◆ **OBJECTIVE**
Quote the whole listing exactly. Leave the pictures out of your copy.

◆ **RECORDED INFORMATION**
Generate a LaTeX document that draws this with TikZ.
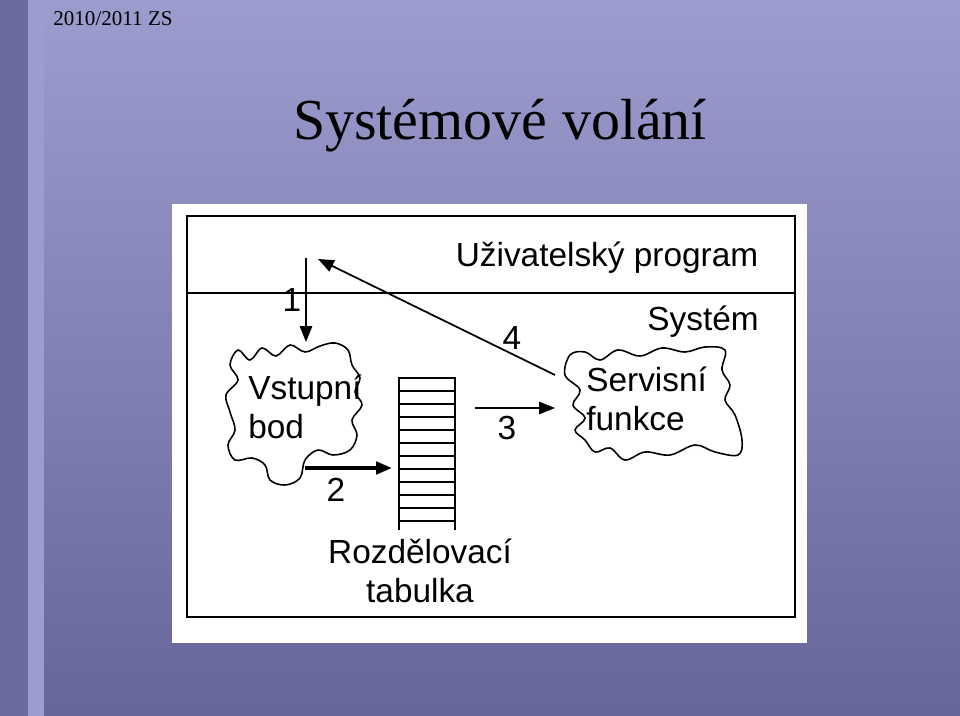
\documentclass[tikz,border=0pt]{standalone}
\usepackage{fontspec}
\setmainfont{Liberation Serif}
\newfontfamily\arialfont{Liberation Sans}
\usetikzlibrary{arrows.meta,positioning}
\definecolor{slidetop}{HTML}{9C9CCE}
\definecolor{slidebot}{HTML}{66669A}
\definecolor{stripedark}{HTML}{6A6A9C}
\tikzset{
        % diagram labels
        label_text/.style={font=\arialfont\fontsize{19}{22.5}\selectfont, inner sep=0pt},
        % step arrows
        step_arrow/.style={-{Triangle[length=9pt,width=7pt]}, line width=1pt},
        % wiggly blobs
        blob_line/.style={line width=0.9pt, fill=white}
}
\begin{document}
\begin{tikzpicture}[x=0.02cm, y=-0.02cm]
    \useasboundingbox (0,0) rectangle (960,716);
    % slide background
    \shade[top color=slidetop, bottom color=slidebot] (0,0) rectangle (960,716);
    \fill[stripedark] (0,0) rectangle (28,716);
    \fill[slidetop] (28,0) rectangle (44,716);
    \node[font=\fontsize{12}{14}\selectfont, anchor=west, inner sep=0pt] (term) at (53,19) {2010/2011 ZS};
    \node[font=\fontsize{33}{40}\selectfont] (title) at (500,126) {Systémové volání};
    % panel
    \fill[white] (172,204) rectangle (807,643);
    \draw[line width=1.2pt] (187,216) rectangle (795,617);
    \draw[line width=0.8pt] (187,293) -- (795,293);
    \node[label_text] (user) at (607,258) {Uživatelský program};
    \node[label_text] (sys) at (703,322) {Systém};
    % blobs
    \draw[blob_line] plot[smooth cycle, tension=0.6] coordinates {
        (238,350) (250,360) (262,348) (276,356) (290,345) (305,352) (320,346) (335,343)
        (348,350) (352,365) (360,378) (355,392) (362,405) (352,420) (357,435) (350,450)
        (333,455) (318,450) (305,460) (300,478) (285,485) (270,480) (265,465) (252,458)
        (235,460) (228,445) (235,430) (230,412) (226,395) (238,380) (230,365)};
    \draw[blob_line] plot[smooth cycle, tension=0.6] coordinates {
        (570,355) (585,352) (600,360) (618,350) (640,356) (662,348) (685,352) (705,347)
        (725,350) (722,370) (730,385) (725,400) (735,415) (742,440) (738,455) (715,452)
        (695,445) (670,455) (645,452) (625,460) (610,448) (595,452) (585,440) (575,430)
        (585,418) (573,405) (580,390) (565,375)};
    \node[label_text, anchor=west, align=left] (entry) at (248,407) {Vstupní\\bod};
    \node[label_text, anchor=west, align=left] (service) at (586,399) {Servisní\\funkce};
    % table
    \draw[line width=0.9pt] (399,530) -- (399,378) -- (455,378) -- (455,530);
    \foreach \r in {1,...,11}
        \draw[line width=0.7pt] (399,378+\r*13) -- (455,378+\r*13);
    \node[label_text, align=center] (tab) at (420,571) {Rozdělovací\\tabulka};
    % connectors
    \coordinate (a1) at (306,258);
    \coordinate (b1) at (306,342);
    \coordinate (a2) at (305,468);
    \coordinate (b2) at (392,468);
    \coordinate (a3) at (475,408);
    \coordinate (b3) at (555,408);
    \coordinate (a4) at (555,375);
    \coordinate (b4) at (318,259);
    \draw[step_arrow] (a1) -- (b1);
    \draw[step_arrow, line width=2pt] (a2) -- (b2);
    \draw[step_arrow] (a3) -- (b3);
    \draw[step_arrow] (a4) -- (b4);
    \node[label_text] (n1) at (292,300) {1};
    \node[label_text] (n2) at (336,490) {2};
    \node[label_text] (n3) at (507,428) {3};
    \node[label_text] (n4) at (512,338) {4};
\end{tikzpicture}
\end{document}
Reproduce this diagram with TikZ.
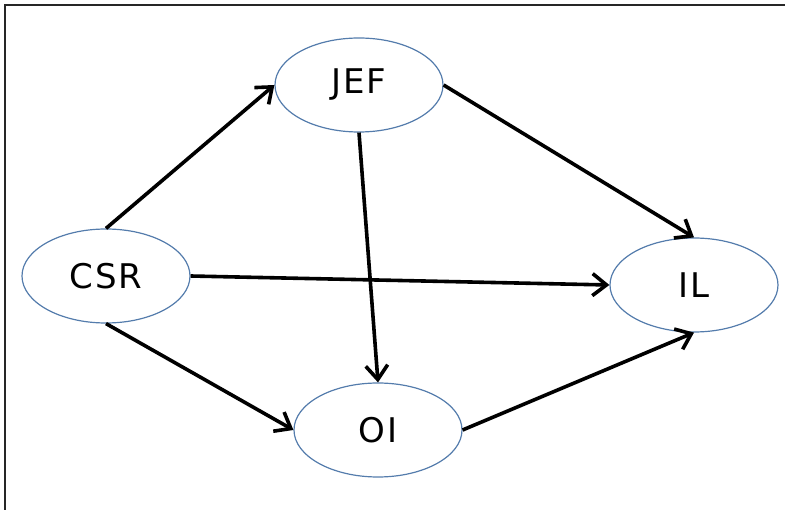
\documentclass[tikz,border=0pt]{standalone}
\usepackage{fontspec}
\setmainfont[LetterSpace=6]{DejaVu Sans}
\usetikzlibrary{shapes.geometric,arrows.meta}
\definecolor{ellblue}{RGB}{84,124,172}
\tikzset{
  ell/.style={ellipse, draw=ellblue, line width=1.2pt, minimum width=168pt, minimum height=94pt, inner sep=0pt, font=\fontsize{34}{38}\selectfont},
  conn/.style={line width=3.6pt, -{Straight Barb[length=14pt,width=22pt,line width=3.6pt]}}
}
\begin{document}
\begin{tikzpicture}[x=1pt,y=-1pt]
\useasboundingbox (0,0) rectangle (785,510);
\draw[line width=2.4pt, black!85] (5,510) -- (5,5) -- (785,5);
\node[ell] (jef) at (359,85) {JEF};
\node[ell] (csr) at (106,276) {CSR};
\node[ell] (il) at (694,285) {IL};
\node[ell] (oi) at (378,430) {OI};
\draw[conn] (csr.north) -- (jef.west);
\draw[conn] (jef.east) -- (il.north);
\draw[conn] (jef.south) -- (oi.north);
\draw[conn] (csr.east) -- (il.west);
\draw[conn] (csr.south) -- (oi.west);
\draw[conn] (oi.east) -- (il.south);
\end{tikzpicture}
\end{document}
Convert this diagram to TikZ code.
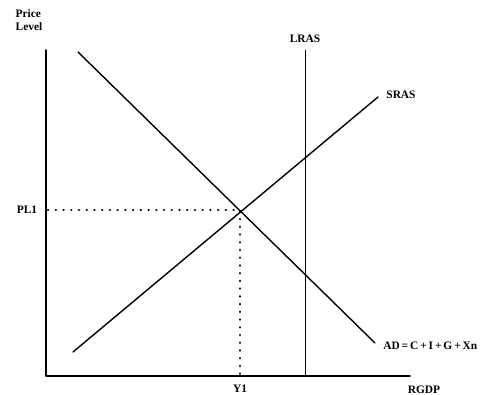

◆ **EXERCISE SOLUTION**
Generate a LaTeX document that draws this with TikZ.
\documentclass[tikz,border=0pt]{standalone}
\usepackage{fontspec}
\setmainfont{Liberation Serif}
\newfontfamily\arialfont{Liberation Sans}
\usetikzlibrary{arrows.meta,positioning}
\definecolor{slidetop}{HTML}{9C9CCE}
\definecolor{slidebot}{HTML}{66669A}
\definecolor{stripedark}{HTML}{6A6A9C}
\tikzset{
        % diagram labels
        label_text/.style={font=\arialfont\fontsize{19}{22.5}\selectfont, inner sep=0pt},
        % step arrows
        step_arrow/.style={-{Triangle[length=9pt,width=7pt]}, line width=1pt},
        % wiggly blobs
        blob_line/.style={line width=0.9pt, fill=white}
}
\begin{document}
\begin{tikzpicture}[x=0.02cm, y=-0.02cm]
    \useasboundingbox (0,0) rectangle (960,716);
    % slide background
    \shade[top color=slidetop, bottom color=slidebot] (0,0) rectangle (960,716);
    \fill[stripedark] (0,0) rectangle (28,716);
    \fill[slidetop] (28,0) rectangle (44,716);
    \node[font=\fontsize{12}{14}\selectfont, anchor=west, inner sep=0pt] (term) at (53,19) {2010/2011 ZS};
    \node[font=\fontsize{33}{40}\selectfont] (title) at (500,126) {Systémové volání};
    % panel
    \fill[white] (172,204) rectangle (807,643);
    \draw[line width=1.2pt] (187,216) rectangle (795,617);
    \draw[line width=0.8pt] (187,293) -- (795,293);
    \node[label_text] (user) at (607,258) {Uživatelský program};
    \node[label_text] (sys) at (703,322) {Systém};
    % blobs
    \draw[blob_line] plot[smooth cycle, tension=0.6] coordinates {
        (238,350) (250,360) (262,348) (276,356) (290,345) (305,352) (320,346) (335,343)
        (348,350) (352,365) (360,378) (355,392) (362,405) (352,420) (357,435) (350,450)
        (333,455) (318,450) (305,460) (300,478) (285,485) (270,480) (265,465) (252,458)
        (235,460) (228,445) (235,430) (230,412) (226,395) (238,380) (230,365)};
    \draw[blob_line] plot[smooth cycle, tension=0.6] coordinates {
        (570,355) (585,352) (600,360) (618,350) (640,356) (662,348) (685,352) (705,347)
        (725,350) (722,370) (730,385) (725,400) (735,415) (742,440) (738,455) (715,452)
        (695,445) (670,455) (645,452) (625,460) (610,448) (595,452) (585,440) (575,430)
        (585,418) (573,405) (580,390) (565,375)};
    \node[label_text, anchor=west, align=left] (entry) at (248,407) {Vstupní\\bod};
    \node[label_text, anchor=west, align=left] (service) at (586,399) {Servisní\\funkce};
    % table
    \draw[line width=0.9pt] (399,530) -- (399,378) -- (455,378) -- (455,530);
    \foreach \r in {1,...,11}
        \draw[line width=0.7pt] (399,378+\r*13) -- (455,378+\r*13);
    \node[label_text, align=center] (tab) at (420,571) {Rozdělovací\\tabulka};
    % connectors
    \coordinate (a1) at (306,258);
    \coordinate (b1) at (306,342);
    \coordinate (a2) at (305,468);
    \coordinate (b2) at (392,468);
    \coordinate (a3) at (475,408);
    \coordinate (b3) at (555,408);
    \coordinate (a4) at (555,375);
    \coordinate (b4) at (318,259);
    \draw[step_arrow] (a1) -- (b1);
    \draw[step_arrow, line width=2pt] (a2) -- (b2);
    \draw[step_arrow] (a3) -- (b3);
    \draw[step_arrow] (a4) -- (b4);
    \node[label_text] (n1) at (292,300) {1};
    \node[label_text] (n2) at (336,490) {2};
    \node[label_text] (n3) at (507,428) {3};
    \node[label_text] (n4) at (512,338) {4};
\end{tikzpicture}
\end{document}
Reproduce this diagram with TikZ.
\documentclass[tikz,border=0pt]{standalone}
\usepackage{fontspec}
\setmainfont[LetterSpace=6]{DejaVu Sans}
\usetikzlibrary{shapes.geometric,arrows.meta}
\definecolor{ellblue}{RGB}{84,124,172}
\tikzset{
  ell/.style={ellipse, draw=ellblue, line width=1.2pt, minimum width=168pt, minimum height=94pt, inner sep=0pt, font=\fontsize{34}{38}\selectfont},
  conn/.style={line width=3.6pt, -{Straight Barb[length=14pt,width=22pt,line width=3.6pt]}}
}
\begin{document}
\begin{tikzpicture}[x=1pt,y=-1pt]
\useasboundingbox (0,0) rectangle (785,510);
\draw[line width=2.4pt, black!85] (5,510) -- (5,5) -- (785,5);
\node[ell] (jef) at (359,85) {JEF};
\node[ell] (csr) at (106,276) {CSR};
\node[ell] (il) at (694,285) {IL};
\node[ell] (oi) at (378,430) {OI};
\draw[conn] (csr.north) -- (jef.west);
\draw[conn] (jef.east) -- (il.north);
\draw[conn] (jef.south) -- (oi.north);
\draw[conn] (csr.east) -- (il.west);
\draw[conn] (csr.south) -- (oi.west);
\draw[conn] (oi.east) -- (il.south);
\end{tikzpicture}
\end{document}
Convert this diagram to TikZ code.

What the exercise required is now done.